How Tucson Fire is reducing ambulance rides and saving money

TUCSON, Ariz. - A groundbreaking program at the Tucson Fire Department to help people and save money is showing significant progress in its second year.

The Tucson Fire Department receives hundreds of 911 calls each day. The department’s infrastructure of people and machines is designed to handle around 65,000 calls per year but Captain Brian Thompson says the actual number of calls is more than 92,000.

“So, we're being overrun, overburdened by the 911 system,” Thompson said.

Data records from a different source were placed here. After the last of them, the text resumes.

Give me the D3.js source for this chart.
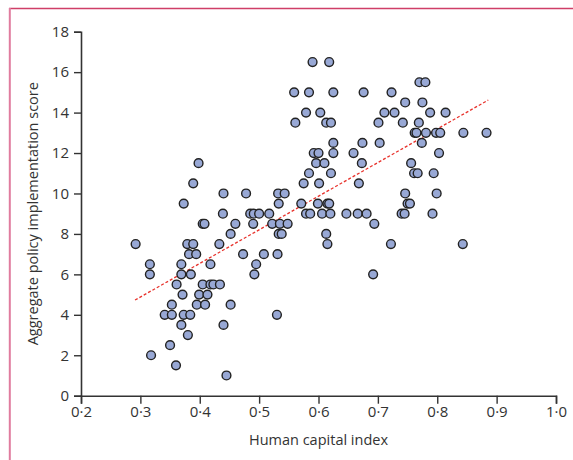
<!DOCTYPE html>
<html>
<head>
<meta charset="utf-8">
<script src="https://cdn.jsdelivr.net/npm/d3@7"></script>
<style>
  html, body { margin: 0; padding: 0; background: #fff; }
  svg { display: block; }
  text { font-family: "Open Sans", "Noto Sans", sans-serif; fill: #333; }
</style>
</head>
<body>
<svg id="chart" width="573" height="460"></svg>
<script>
// Human capital index (x) for each country
const hci = [
  0.292,0.316,0.316,0.318,0.341,0.353,0.353,0.350,0.361,0.360,
  0.369,0.369,0.371,0.369,0.373,0.384,0.380,0.379,0.389,0.382,
  0.394,0.385,0.399,0.395,0.405,0.409,0.413,0.418,0.418,0.423,
  0.434,0.433,0.440,0.445,0.452,0.452,0.473,0.495,0.492,0.508,
  0.531,0.530,0.533,0.538,0.398,0.389,0.440,0.478,0.373,0.439,
  0.485,0.491,0.500,0.517,0.405,0.408,0.460,0.490,0.522,0.535,
  0.548,0.533,0.571,0.599,0.615,0.618,0.532,0.543,0.579,0.586,
  0.606,0.620,0.647,0.666,0.681,0.694,0.613,0.615,0.692,0.722,
  0.843,0.559,0.561,0.590,0.618,0.770,0.780,0.584,0.625,0.676,
  0.723,0.746,0.775,0.579,0.603,0.711,0.728,0.788,0.814,0.613,
  0.621,0.701,0.742,0.769,0.762,0.765,0.781,0.798,0.805,0.844,
  0.883,0.625,0.674,0.703,0.774,0.592,0.600,0.625,0.659,0.803,
  0.596,0.610,0.673,0.756,0.584,0.621,0.761,0.767,0.794,0.575,
  0.601,0.668,0.746,0.799,0.750,0.754,0.740,0.745,0.792
];
// Aggregate policy implementation score (y) for each country
const score = [
  7.5,6.5,6.0,2.0,4.0,4.0,4.5,2.5,5.5,1.5,
  6.5,6.0,5.0,3.5,4.0,4.0,3.0,7.5,7.5,7.0,
  7.0,6.0,5.0,4.5,5.5,4.5,5.0,6.5,5.5,5.5,
  5.5,7.5,3.5,1.0,4.5,8.0,7.0,6.5,6.0,7.0,
  7.0,4.0,8.0,8.0,11.5,10.5,10.0,10.0,9.5,9.0,
  9.0,9.0,9.0,9.0,8.5,8.5,8.5,8.5,8.5,8.5,
  8.5,9.5,9.5,9.5,9.5,9.5,10.0,10.0,9.0,9.0,
  9.0,9.0,9.0,9.0,9.0,8.5,8.0,7.5,6.0,7.5,
  7.5,15.0,13.5,16.5,16.5,15.5,15.5,15.0,15.0,15.0,
  15.0,14.5,14.5,14.0,14.0,14.0,14.0,14.0,14.0,13.5,
  13.5,13.5,13.5,13.5,13.0,13.0,13.0,13.0,13.0,13.0,
  13.0,12.5,12.5,12.5,12.5,12.0,12.0,12.0,12.0,12.0,
  11.5,11.5,11.5,11.5,11.0,11.0,11.0,11.0,11.0,10.5,
  10.5,10.5,10.0,10.0,9.5,9.5,9.0,9.0,9.0
];
// Fitted trend line end points [hci, score]
const trendX = [0.291, 0.886];
const trendY = [4.73, 14.62];
// Tick values
const xTicks = [0.2,0.3,0.4,0.5,0.6,0.7,0.8,0.9,1.0];
const yTicks = [0,2,4,6,8,10,12,14,16,18];
const xTitle = "Human capital index";
const yTitle = "Aggregate policy implementation score";

const svg = d3.select("#chart");
const mLeft = 81, mRight = 556, mTop = 31.7, mBottom = 395.7;

// Frame (journal panel border)
svg.append("line").attr("x1", 9).attr("x2", 573).attr("y1", 8.5).attr("y2", 8.5)
  .attr("stroke", "#cf3f67").attr("stroke-width", 1.6);
svg.append("line").attr("x1", 9.8).attr("x2", 9.8).attr("y1", 8).attr("y2", 460)
  .attr("stroke", "#e07c9f").attr("stroke-width", 2);

const x = d3.scaleLinear().domain([0.2, 1.0]).range([mLeft, mRight]);
const y = d3.scaleLinear().domain([0, 18]).range([mBottom, mTop]);

const fmt = d => d3.format(".1f")(d).replace(".", "·");

const xAxis = svg.append("g").attr("transform", `translate(0,${mBottom})`)
  .call(d3.axisBottom(x).tickValues(xTicks).tickFormat(fmt).tickSize(8).tickPadding(3));
const yAxis = svg.append("g").attr("transform", `translate(${mLeft},0)`)
  .call(d3.axisLeft(y).tickValues(yTicks).tickFormat(d3.format("d")).tickSize(7).tickPadding(5));

[xAxis, yAxis].forEach(g => {
  g.select(".domain").attr("stroke", "#333").attr("stroke-width", 1.6);
  g.selectAll(".tick line").attr("stroke", "#333").attr("stroke-width", 1.4);
  g.selectAll(".tick text").style("font-family", '"Open Sans", "Noto Sans", sans-serif')
    .style("font-size", "15px").attr("fill", "#333");
});

// Trend line
svg.append("line")
  .attr("x1", x(trendX[0])).attr("y1", y(trendY[0]))
  .attr("x2", x(trendX[1])).attr("y2", y(trendY[1]))
  .attr("stroke", "#e8322c").attr("stroke-width", 1.3)
  .attr("stroke-dasharray", "3,2");

// Points
const pts = hci.map((v, i) => ({ x: v, y: score[i] }));
svg.append("g").selectAll("circle").data(pts).join("circle")
  .attr("cx", d => x(d.x)).attr("cy", d => y(d.y)).attr("r", 4.4)
  .attr("fill", "#98a8d5").attr("stroke", "#222").attr("stroke-width", 1.4);

// Axis titles
svg.append("text").attr("x", (mLeft + mRight) / 2).attr("y", 445)
  .attr("text-anchor", "middle").style("font-size", "14.5px").text(xTitle);
svg.append("text").attr("transform", `translate(38,${(mTop + mBottom) / 2}) rotate(-90)`)
  .attr("text-anchor", "middle").style("font-size", "14.5px").text(yTitle);
</script>
</body>
</html>
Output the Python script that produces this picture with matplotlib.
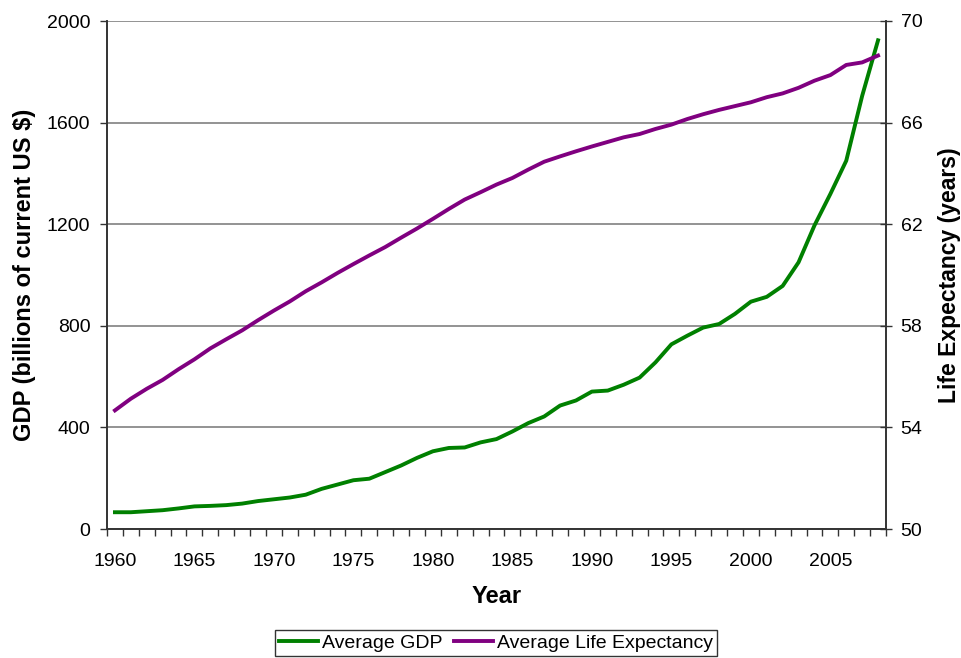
import numpy as np
import matplotlib
matplotlib.use("Agg")
import matplotlib.pyplot as plt

plt.rcParams['font.family'] = ['Liberation Sans', 'DejaVu Sans']

years = list(range(1960, 2009))
gdp = [66, 66, 70, 74, 81, 89, 91, 94, 100, 110,
       117, 124, 135, 158, 175, 192, 198, 224, 250, 280,
       306, 319, 321, 341, 354, 384, 417, 443, 486, 506,
       541, 545, 568, 596, 656, 727, 761, 793, 807, 847,
       895, 914, 957, 1050, 1195, 1319, 1450, 1705, 1924]
life = [54.67, 55.13, 55.52, 55.87, 56.29, 56.68, 57.11, 57.47, 57.82, 58.22,
        58.60, 58.96, 59.36, 59.71, 60.08, 60.43, 60.77, 61.10, 61.47, 61.83,
        62.21, 62.60, 62.97, 63.26, 63.56, 63.82, 64.15, 64.46, 64.67, 64.87,
        65.06, 65.24, 65.42, 65.55, 65.75, 65.92, 66.14, 66.33, 66.50, 66.65,
        66.80, 67.00, 67.15, 67.37, 67.65, 67.87, 68.27, 68.37, 68.64]
label_years = [1960, 1965, 1970, 1975, 1980, 1985, 1990, 1995, 2000, 2005]
gdp_ticks = [0, 400, 800, 1200, 1600, 2000]
life_ticks = [50, 54, 58, 62, 66, 70]

fig = plt.figure(figsize=(9.61, 6.58), dpi=100)
ax = fig.add_axes([107/961, 1-529/658, (886-107)/961, (529-21)/658])
ax2 = ax.twinx()

x = np.arange(len(years))
l1, = ax.plot(x, gdp, color='#008000', lw=2.8, label='Average GDP', solid_joinstyle='round')
l2, = ax2.plot(x, life, color='#800080', lw=2.8, label='Average Life Expectancy', solid_joinstyle='round')

ax.set_xlim(-0.5, len(years) - 0.5)
ax.set_ylim(0, 2000)
ax2.set_ylim(50, 70)

ax.set_yticks(gdp_ticks)
ax.set_yticklabels([str(v) for v in gdp_ticks], fontsize=14)
ax2.set_yticks(life_ticks)
ax2.set_yticklabels([str(v) for v in life_ticks], fontsize=14)

ax.set_xticks(np.arange(-0.5, len(years), 1.0))
ax.set_xticklabels([])
ax.set_xticks([years.index(y) for y in label_years], minor=True)
ax.set_xticklabels([str(y) for y in label_years], minor=True, fontsize=14)
ax.tick_params(axis='x', which='major', direction='out', length=5, width=1, color='#333333')
ax.tick_params(axis='x', which='minor', length=0, pad=17)
ax.tick_params(axis='y', direction='out', length=5, width=1, color='#333333', pad=7)
ax2.tick_params(axis='y', direction='inout', length=9, width=1, color='#333333', pad=6)

ax.yaxis.grid(True, color='#808080', lw=1.2)
ax.set_axisbelow(True)

for a in (ax, ax2):
    a.spines['top'].set_visible(False)
    for s in ('left', 'right', 'bottom'):
        a.spines[s].set_color('#333333')
        a.spines[s].set_linewidth(1.2)

ax.set_xlabel('Year', fontsize=17, fontweight='bold', labelpad=11)
ax.set_ylabel('GDP (billions of current US $)', fontsize=17, fontweight='bold', labelpad=7.5)
ax2.set_ylabel('Life Expectancy (years)', fontsize=16.5, fontweight='bold', labelpad=11)

leg = fig.legend(handles=[l1, l2], loc='center', bbox_to_anchor=(496/961, 1-643/658),
                 ncol=2, fontsize=14, frameon=True, fancybox=False, edgecolor='black',
                 handlelength=2.0, handletextpad=0.2, columnspacing=0.6, borderpad=0.2,
                 borderaxespad=0)
leg.get_frame().set_linewidth(1.0)

fig.savefig('out.png', dpi=100)
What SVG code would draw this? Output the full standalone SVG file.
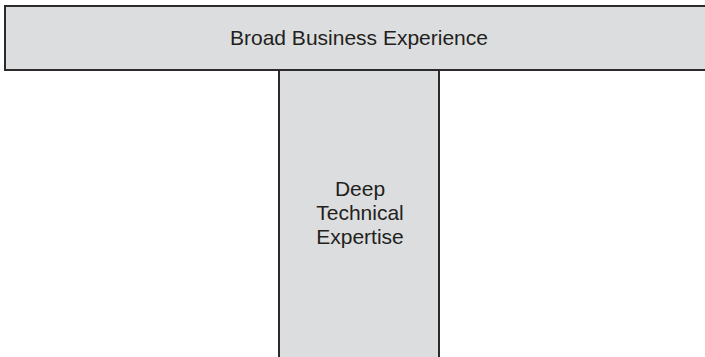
<svg xmlns="http://www.w3.org/2000/svg" width="705" height="357" viewBox="0 0 705 357">
  <style>
    .box { fill: #dcdddf; stroke: #2d2a2b; stroke-width: 2; }
    .label { font-family: "Liberation Sans", Arial, sans-serif; font-size: 21px; fill: #231f20; text-anchor: middle; }
  </style>
  <rect width="705" height="357" fill="#ffffff"/>
  <!-- vertical stem drawn first so the bar's bottom border overlaps it -->
  <g id="deep-technical-expertise">
    <rect class="box" x="279" y="60" width="160" height="310"/>
    <text class="label" x="360" y="196">Deep</text>
    <text class="label" x="360" y="219.5">Technical</text>
    <text class="label" x="360" y="243.5">Expertise</text>
  </g>
  <g id="broad-business-experience">
    <rect class="box" x="5" y="6" width="710" height="64"/>
    <text class="label" x="359" y="44.5">Broad Business Experience</text>
  </g>
  <g id="connectors"/>
</svg>
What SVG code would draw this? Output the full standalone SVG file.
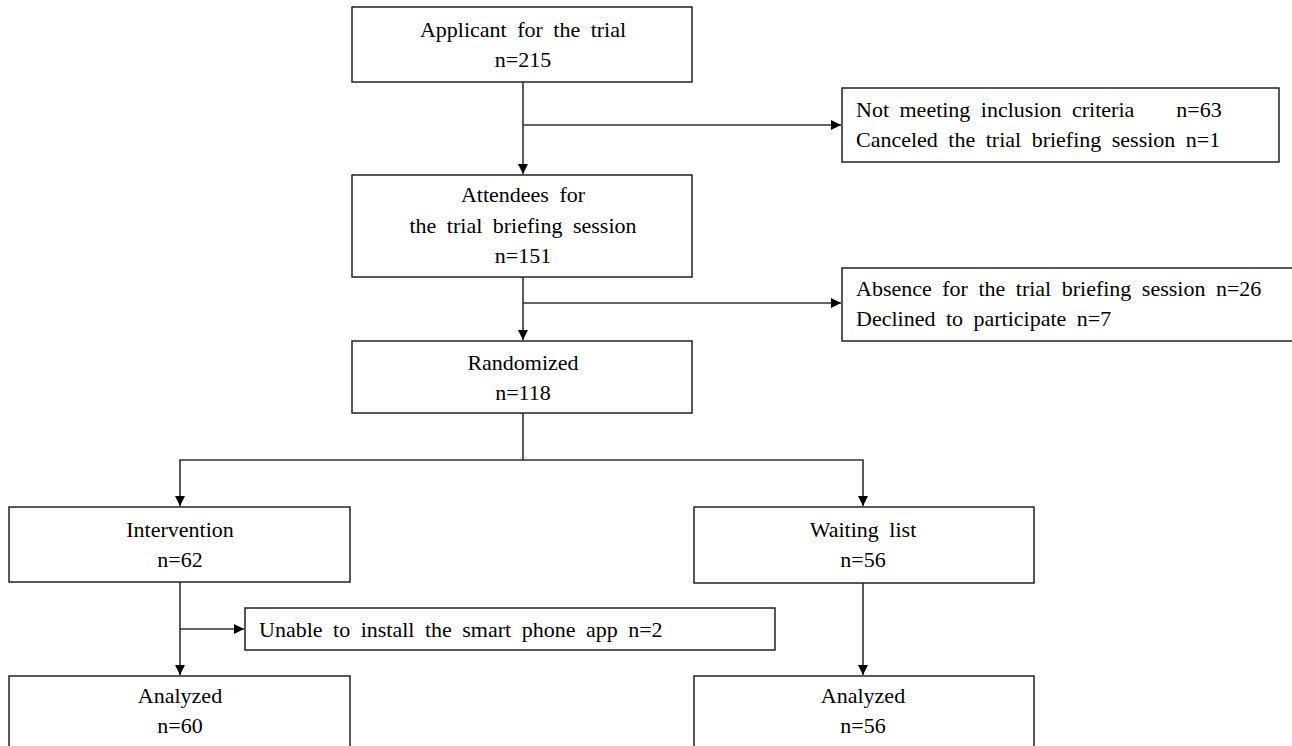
<svg xmlns="http://www.w3.org/2000/svg" width="1292" height="746" viewBox="0 0 1292 746">
<style>
.box{fill:#fff;stroke:#222;stroke-width:1.5}
.t{font-family:"Liberation Serif","Times New Roman",serif;font-size:22px;fill:#000;word-spacing:5px}
.c{text-anchor:middle}
.ln{fill:none;stroke:#333;stroke-width:1.6}
</style>
<defs>
<marker id="ah" viewBox="0 0 10 10" refX="10" refY="5" markerWidth="10" markerHeight="10" markerUnits="userSpaceOnUse" orient="auto">
<path d="M0,0 L10,5 L0,10 z" fill="#000"/>
</marker>
</defs>
<rect width="1292" height="746" fill="#fff"/>
<g id="connectors">
<path class="ln" d="M523,82 V174" marker-end="url(#ah)"/>
<path class="ln" d="M523,125 H841" marker-end="url(#ah)"/>
<path class="ln" d="M523,277 V340" marker-end="url(#ah)"/>
<path class="ln" d="M523,303 H841" marker-end="url(#ah)"/>
<path class="ln" d="M523,413 V460 H180 V506" marker-end="url(#ah)"/>
<path class="ln" d="M523,460 H863 V506" marker-end="url(#ah)"/>
<path class="ln" d="M180,582 V675" marker-end="url(#ah)"/>
<path class="ln" d="M180,629 H244" marker-end="url(#ah)"/>
<path class="ln" d="M863,583 V675" marker-end="url(#ah)"/>
</g>
<g id="applicant">
<rect class="box" x="352" y="7" width="340" height="75"/>
<text class="t c" x="523" y="37">Applicant for the trial</text>
<text class="t c" x="523" y="67">n=215</text>
</g>
<g id="excluded1">
<rect class="box" x="842" y="88" width="437" height="74"/>
<text class="t" x="856" y="117" xml:space="preserve">Not meeting inclusion criteria    n=63</text>
<text class="t" x="856" y="147">Canceled the trial briefing session n=1</text>
</g>
<g id="attendees">
<rect class="box" x="352" y="175" width="340" height="102"/>
<text class="t c" x="523" y="202">Attendees for</text>
<text class="t c" x="523" y="233">the trial briefing session</text>
<text class="t c" x="523" y="263">n=151</text>
</g>
<g id="excluded2">
<rect class="box" x="842" y="268" width="460" height="73"/>
<text class="t" x="856" y="296">Absence for the trial briefing session n=26</text>
<text class="t" x="856" y="326">Declined to participate n=7</text>
</g>
<g id="randomized">
<rect class="box" x="352" y="341" width="340" height="72"/>
<text class="t c" x="523" y="370">Randomized</text>
<text class="t c" x="523" y="400">n=118</text>
</g>
<g id="intervention">
<rect class="box" x="9" y="507" width="341" height="75"/>
<text class="t c" x="180" y="537">Intervention</text>
<text class="t c" x="180" y="567">n=62</text>
</g>
<g id="waiting">
<rect class="box" x="694" y="507" width="340" height="76"/>
<text class="t c" x="863" y="537">Waiting list</text>
<text class="t c" x="863" y="567">n=56</text>
</g>
<g id="unable">
<rect class="box" x="245" y="608" width="530" height="42"/>
<text class="t" x="259" y="637">Unable to install the smart phone app n=2</text>
</g>
<g id="analyzed1">
<rect class="box" x="9" y="676" width="341" height="80"/>
<text class="t c" x="180" y="703">Analyzed</text>
<text class="t c" x="180" y="733">n=60</text>
</g>
<g id="analyzed2">
<rect class="box" x="694" y="676" width="340" height="80"/>
<text class="t c" x="863" y="703">Analyzed</text>
<text class="t c" x="863" y="733">n=56</text>
</g>
</svg>
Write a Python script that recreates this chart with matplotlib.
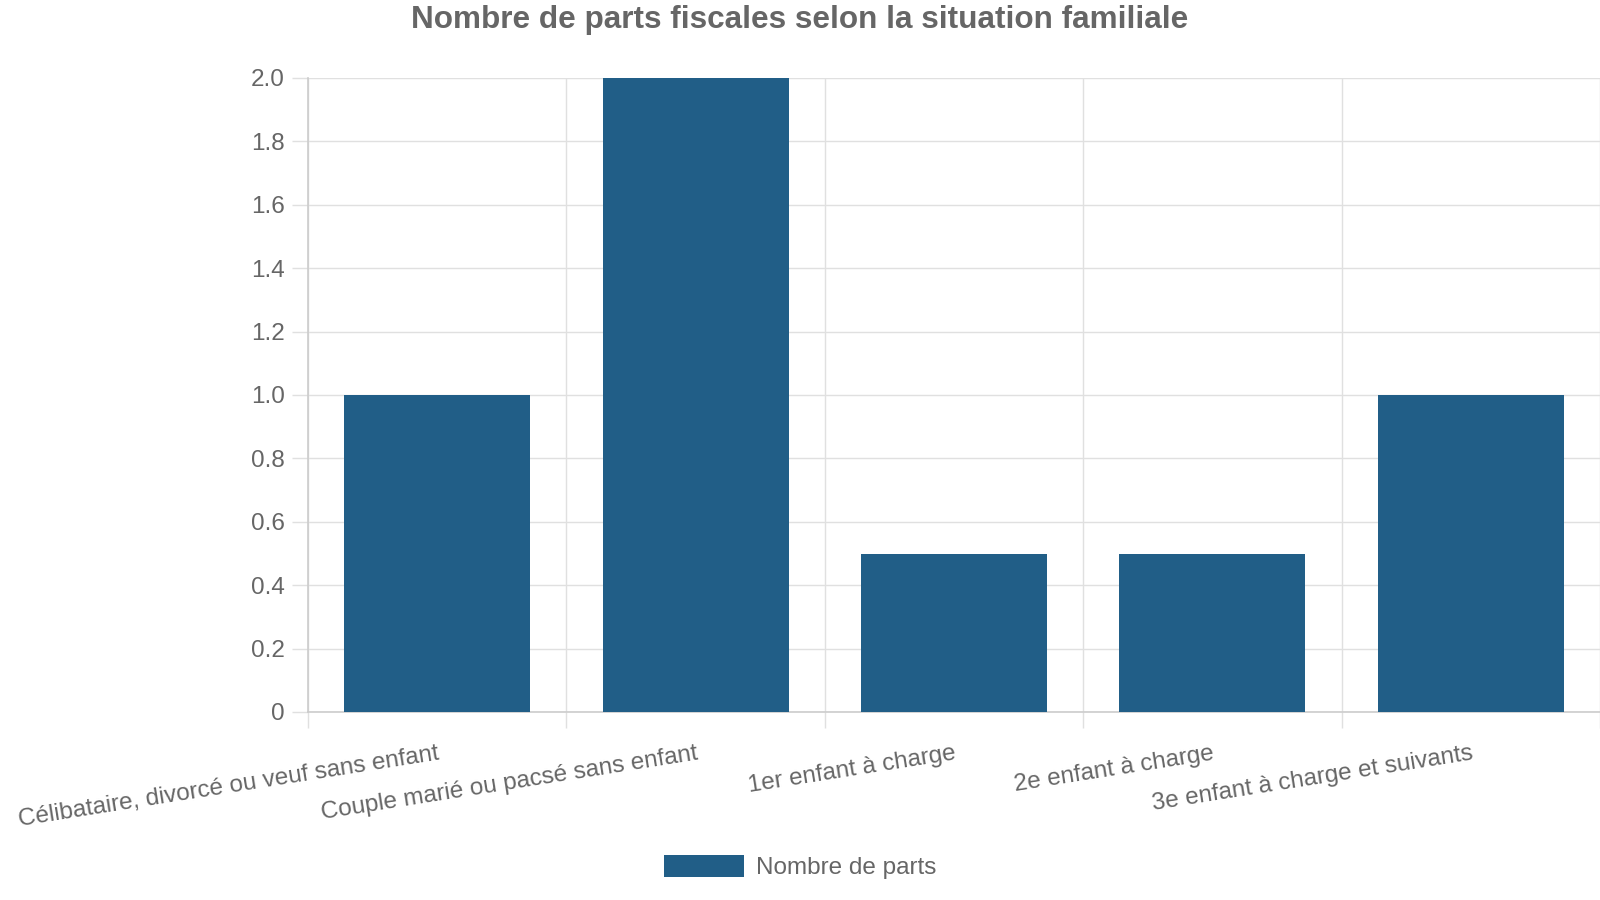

Thompson says many of those calls come from the same people for the same things. He says people call for help with issues that stem from problems like food insecurity, chronic, but manageable, illness, or homelessness. He says each time a crew transports someone to the hospital in an ambulance it carries a price tag of roughly $1,200.

He says one person racked up a ambulance and hospital bills of more than $140,000 in a single year.

“We call them super-utilizers, sometimes a loyal customer,” Thompson said.

Out of that problem Chief Sharon McDonough and other department administrators developed a new program, Tucson Collaborative Community Care, or, TC3. It launched in early 2016.

McDonough recognized an increasing number of calls were for problems rooted in chronic problems often associated with an aging population.

How it works: If firefighters and paramedics arrive at the scene of a 911 call and determine if someone there would be a candidate they refer them to TC3.

The four-person crew of two firefighters, a social worker, and paramedic pays them a visit, talks about the person’s issues, examines their home, and then connects that caller with the correct social services. Thompson says they have even gone with patients to their doctor's office to discuss care.

“It’s a twofold mission: helping the individual and reducing the call load,” Thompson said.

Its working on an individual and large-scale level. A recent audit showed just ten people were responsible for 324 ambulance rides last year but dropped to just 24 after meeting with TC3.  

The results are also showing up at city hall. During a recent budget meeting, city staff told council members projected revenue for ambulance transport fees fell short of expectations – a result of fewer transports. Staff was quick to point out they are pleased with the program do not intend to change TC3 because of this.

“This is the wave of the future. if we're going to do things right we have to do this,” Thompson said.